# [Material provided]
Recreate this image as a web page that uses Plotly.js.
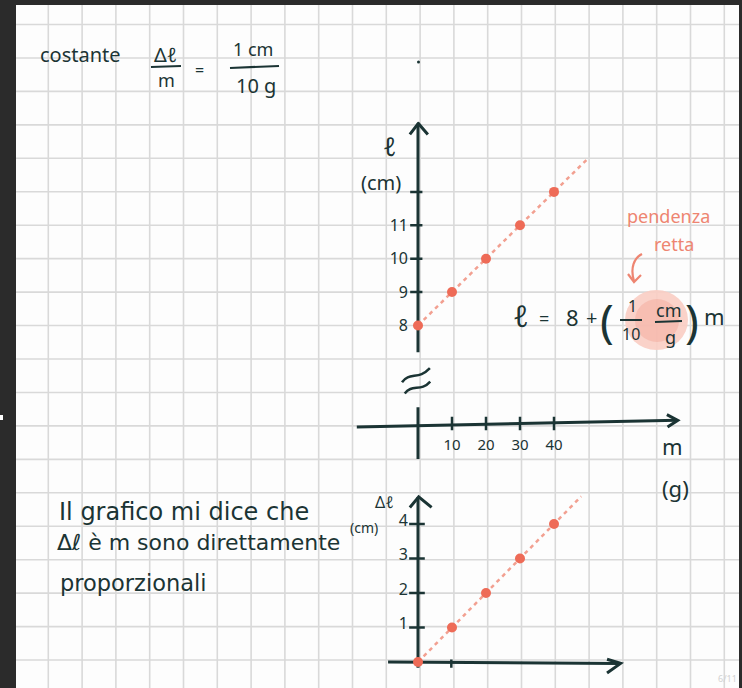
<!DOCTYPE html>
<html>
<head>
<meta charset="utf-8">
<script src="https://cdn.plot.ly/plotly-3.0.1.min.js"></script>
<style>
  html, body { margin: 0; padding: 0; background: #2b2b2b; }
  #chart { width: 742px; height: 688px; }
</style>
</head>
<body>
<div id="chart"></div>
<script>
// Masse appese alla molla (g) e lunghezze misurate (cm)
const masse = [0, 10, 20, 30, 40];
const lunghezze = [8, 9, 10, 11, 12];
const allungamenti = [0, 1, 2, 3, 4];

// Retta tratteggiata che prosegue oltre l'ultima misura
const masseRetta = [0, 50];
const lunghezzeRetta = [8, 13];
const masseRettaDelta = [0, 48];
const allungamentiRetta = [0, 4.8];

// Etichette degli assi
const tickMasse = [10, 20, 30, 40];
const tickLunghezze = [8, 9, 10, 11];
const tickLunghezzeSegni = [9, 10, 11, 12];
const tickAllungamenti = [1, 2, 3, 4];

const W = 742, H = 688;
const X = p => p / W;
const Y = p => 1 - p / H;

const INK = '#1b3434';
const DOT = '#ee6b57';
const DASH = '#f2a091';
const NOTE = '#ee8571';
const GRID = '#d9d9d9';
const FONT = 'Noto Sans, DejaVu Sans, sans-serif';
const FONT_WIDE = 'DejaVu Sans, Noto Sans, sans-serif';

// converte un percorso scritto in pixel della pagina in coordinate paper
function pathPx(str) {
  return str.replace(/(-?[\d.]+),(-?[\d.]+)/g, (m, a, b) => X(+a).toFixed(5) + ',' + Y(+b).toFixed(5));
}
function txt(t, x, y, size, extra) {
  return Object.assign({
    text: t, x: X(x), y: Y(y), xref: 'paper', yref: 'paper', showarrow: false,
    xanchor: 'center', yanchor: 'middle',
    font: { family: FONT, size: size, color: INK }
  }, extra || {});
}
function linePx(x0, y0, x1, y1, color, width) {
  return { type: 'line', xref: 'paper', yref: 'paper', layer: 'below',
    x0: X(x0), y0: Y(y0), x1: X(x1), y1: Y(y1),
    line: { color: color, width: width } };
}
function ink(ref, props) {
  return Object.assign({ xref: ref[0], yref: ref[1], layer: 'below',
    line: { color: INK, width: 3 } }, props);
}

const shapes = [];
// foglio bianco dentro la cornice scura
shapes.push({ type: 'rect', xref: 'paper', yref: 'paper', layer: 'below',
  x0: X(16), x1: X(739), y0: Y(5), y1: Y(688),
  fillcolor: '#fdfdfd', line: { width: 0 } });
// quadretti
for (let k = 1; k <= 21; k++) {
  const gx = 14.5 + 33.8 * k;
  shapes.push(linePx(gx, 5, gx, 688, GRID, 1.6));
}
for (let k = 0; k <= 19; k++) {
  const gy = 24.5 + 33.45 * k;
  shapes.push(linePx(16, gy, 739, gy, GRID, 1.6));
}

// macchia rosa attorno alla pendenza
shapes.push({ type: 'circle', xref: 'paper', yref: 'paper', layer: 'below',
  x0: X(625), x1: X(688), y0: Y(290), y1: Y(350),
  fillcolor: '#f9cdc3', line: { width: 0 }, opacity: 0.9 });
shapes.push({ type: 'circle', xref: 'paper', yref: 'paper', layer: 'below',
  x0: X(635), x1: X(679), y0: Y(299), y1: Y(342),
  fillcolor: '#f4aa9b', line: { width: 0 }, opacity: 0.5 });

// assi del primo grafico (asse verticale interrotto)
const A1 = ['x', 'y'];
shapes.push(ink(A1, { type: 'line', x0: 0, x1: 0, y0: 14.05, y1: 7.2 }));
shapes.push(ink(A1, { type: 'line', x0: 0, x1: 0, y0: 5.55, y1: 4.0 }));
shapes.push(ink(A1, { type: 'path', path: 'M -2.4,13.72 L 0.1,14.05 L 2.9,13.72' }));
shapes.push(ink(A1, { type: 'path', path: 'M -4.7,6.3 C -2.6,6.62 0.2,6.36 3.5,6.72', line: { color: INK, width: 2.5 } }));
shapes.push(ink(A1, { type: 'path', path: 'M -3.9,5.96 C -1.8,6.26 0.8,6.0 3.6,6.32', line: { color: INK, width: 2.5 } }));
tickLunghezzeSegni.forEach(v => shapes.push(ink(A1, { type: 'line', x0: -2.3, x1: 1.3, y0: v, y1: v, line: { color: INK, width: 2.5 } })));
shapes.push(ink(A1, { type: 'line', x0: -18, x1: 76.2, y0: 4.96, y1: 5.16 }));
shapes.push(ink(A1, { type: 'path', path: 'M 73.2,5.33 L 76.4,5.16 L 73.4,4.96' }));
tickMasse.forEach(v => shapes.push(ink(A1, { type: 'line', x0: v, x1: v, y0: 4.86, y1: 5.27, line: { color: INK, width: 2.5 } })));

// assi del secondo grafico
const A2 = ['x2', 'y2'];
shapes.push(ink(A2, { type: 'line', x0: 0, x1: 0, y0: -0.17, y1: 4.78 }));
shapes.push(ink(A2, { type: 'path', path: 'M -2.4,4.48 L 0.2,4.79 L 4.0,4.48' }));
shapes.push(ink(A2, { type: 'line', x0: -8.8, x1: 59.4, y0: 0.0, y1: -0.04 }));
shapes.push(ink(A2, { type: 'path', path: 'M 55.6,0.08 L 59.6,-0.04 L 55.6,-0.32' }));
shapes.push(ink(A2, { type: 'line', x0: 9.8, x1: 9.8, y0: 0.07, y1: -0.17, line: { color: INK, width: 2.5 } }));
tickAllungamenti.forEach(v => shapes.push(ink(A2, { type: 'line', x0: -2.6, x1: 2.0, y0: v, y1: v, line: { color: INK, width: 2.5 } })));

// linee di frazione
shapes.push(linePx(151, 67, 181, 66, INK, 2.2));
shapes.push(linePx(230, 68, 279, 66, INK, 2.2));
shapes.push(linePx(620, 320, 642, 320, INK, 2));
shapes.push(linePx(655, 322, 682, 321, INK, 2));
// punto isolato sul foglio
shapes.push({ type: 'circle', xref: 'paper', yref: 'paper', layer: 'below',
  x0: X(417), x1: X(420), y0: Y(60.5), y1: Y(63.5), fillcolor: INK, line: { width: 0 } });
// freccia della nota "pendenza retta"
shapes.push({ type: 'path', xref: 'paper', yref: 'paper', layer: 'below',
  path: pathPx('M 642,254 C 634,258 630,268 634,281'), line: { color: NOTE, width: 2.2 } });
shapes.push({ type: 'path', xref: 'paper', yref: 'paper', layer: 'below',
  path: pathPx('M 628,274 L 634,282 L 641,275'), line: { color: NOTE, width: 2.2 } });
// segnetto bianco sul bordo
shapes.push({ type: 'rect', xref: 'paper', yref: 'paper', layer: 'below',
  x0: X(0), x1: X(3), y0: Y(415), y1: Y(420), fillcolor: '#ffffff', line: { width: 0 } });

const annotations = [
  txt('costante', 80, 54, 20),
  txt('Δℓ', 165, 54, 20),
  txt('m', 166, 80, 18),
  txt('=', 200, 70, 16),
  txt('1 cm', 253, 49, 18),
  txt('10 g', 256, 85, 20),

  txt('ℓ', 390, 146, 26),
  txt('(cm)', 381, 182, 20),
  txt('m', 672, 446, 22),
  txt('(g)', 675, 488, 22),

  txt('pendenza', 668, 216, 18, { font: { family: FONT, size: 18, color: NOTE } }),
  txt('retta', 674, 244, 18, { font: { family: FONT, size: 18, color: NOTE } }),
  txt('ℓ', 521, 315, 30),
  txt('=', 544, 318, 18),
  txt('8', 572, 317, 22),
  txt('+', 591, 318, 20),
  txt('(', 607, 320, 46),
  txt('1', 632, 306, 16),
  txt('10', 631, 334, 16),
  txt('cm', 668, 310, 18),
  txt('g', 670, 337, 18),
  txt(')', 692, 320, 46),
  txt('m', 714, 316, 22),

  txt('Il grafico mi dice che', 57, 512, 24, { xanchor: 'left', font: { family: FONT_WIDE, size: 24, color: INK } }),
  txt('Δℓ è m sono direttamente', 55, 542, 22, { xanchor: 'left', font: { family: FONT_WIDE, size: 22, color: INK } }),
  txt('proporzionali', 58, 583, 22.5, { xanchor: 'left', font: { family: FONT_WIDE, size: 22.5, color: INK } }),

  txt('Δℓ', 384, 502, 16),
  txt('(cm)', 364, 527, 14),

  txt('6/11', 727, 678, 9, { font: { family: FONT, size: 9, color: '#d2d2d2' } })
];

const traces = [
  { x: masseRetta, y: lunghezzeRetta, xaxis: 'x', yaxis: 'y', mode: 'lines',
    line: { color: DASH, width: 2.5, dash: '4px,4px' }, hoverinfo: 'skip' },
  { x: masse, y: lunghezze, xaxis: 'x', yaxis: 'y', mode: 'markers',
    marker: { color: DOT, size: 10 } },
  { x: masseRettaDelta, y: allungamentiRetta, xaxis: 'x2', yaxis: 'y2', mode: 'lines',
    line: { color: DASH, width: 2.5, dash: '4px,4px' }, hoverinfo: 'skip' },
  { x: masse, y: allungamenti, xaxis: 'x2', yaxis: 'y2', mode: 'markers',
    marker: { color: DOT, size: 10 } }
];

const axisBase = {
  showgrid: false, zeroline: false, showline: false, ticks: '',
  tickfont: { family: FONT, size: 15, color: INK }, fixedrange: true
};

const layout = {
  width: W, height: H,
  margin: { l: 0, r: 0, t: 0, b: 0 },
  paper_bgcolor: '#2b2b2b',
  plot_bgcolor: 'rgba(0,0,0,0)',
  showlegend: false,
  xaxis: Object.assign({}, axisBase, {
    domain: [350 / W, 703.6 / W], range: [-20, 84],
    anchor: 'free', position: Y(426),
    tickvals: tickMasse, ticktext: tickMasse.map(String),
    ticklabelstandoff: 8
  }),
  yaxis: Object.assign({}, axisBase, {
    domain: [Y(462.4), Y(121.76)], range: [3.9, 14.1],
    anchor: 'free', position: X(418),
    tickvals: tickLunghezze, ticktext: tickLunghezze.map(String),
    ticklabelstandoff: 10,
    tickfont: { family: FONT, size: 16, color: INK }
  }),
  xaxis2: Object.assign({}, axisBase, {
    domain: [350 / W, 703.6 / W], range: [-20, 84],
    anchor: 'free', position: Y(662.5), showticklabels: false
  }),
  yaxis2: Object.assign({}, axisBase, {
    domain: [Y(679.25), Y(489.5)], range: [-0.5, 5],
    anchor: 'free', position: X(418),
    tickvals: tickAllungamenti, ticktext: tickAllungamenti.map(String),
    ticklabelstandoff: 10, ticklabelshift: -4,
    tickfont: { family: FONT, size: 16, color: INK }
  }),
  shapes: shapes,
  annotations: annotations
};

Plotly.newPlot('chart', traces, layout, { staticPlot: true, displayModeBar: false });
</script>
</body>
</html>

# [What you should do]
Your task is to reproduce exactly the lines from the start of the data above through the line containing "const FONT_WIDE = 'DejaVu", leaving every picture out.

# [Output for this task]
Recreate this image as a web page that uses Plotly.js.
<!DOCTYPE html>
<html>
<head>
<meta charset="utf-8">
<script src="https://cdn.plot.ly/plotly-3.0.1.min.js"></script>
<style>
  html, body { margin: 0; padding: 0; background: #2b2b2b; }
  #chart { width: 742px; height: 688px; }
</style>
</head>
<body>
<div id="chart"></div>
<script>
// Masse appese alla molla (g) e lunghezze misurate (cm)
const masse = [0, 10, 20, 30, 40];
const lunghezze = [8, 9, 10, 11, 12];
const allungamenti = [0, 1, 2, 3, 4];

// Retta tratteggiata che prosegue oltre l'ultima misura
const masseRetta = [0, 50];
const lunghezzeRetta = [8, 13];
const masseRettaDelta = [0, 48];
const allungamentiRetta = [0, 4.8];

// Etichette degli assi
const tickMasse = [10, 20, 30, 40];
const tickLunghezze = [8, 9, 10, 11];
const tickLunghezzeSegni = [9, 10, 11, 12];
const tickAllungamenti = [1, 2, 3, 4];

const W = 742, H = 688;
const X = p => p / W;
const Y = p => 1 - p / H;

const INK = '#1b3434';
const DOT = '#ee6b57';
const DASH = '#f2a091';
const NOTE = '#ee8571';
const GRID = '#d9d9d9';
const FONT = 'Noto Sans, DejaVu Sans, sans-serif';
const FONT_WIDE = 'DejaVu Sans, Noto Sans, sans-serif';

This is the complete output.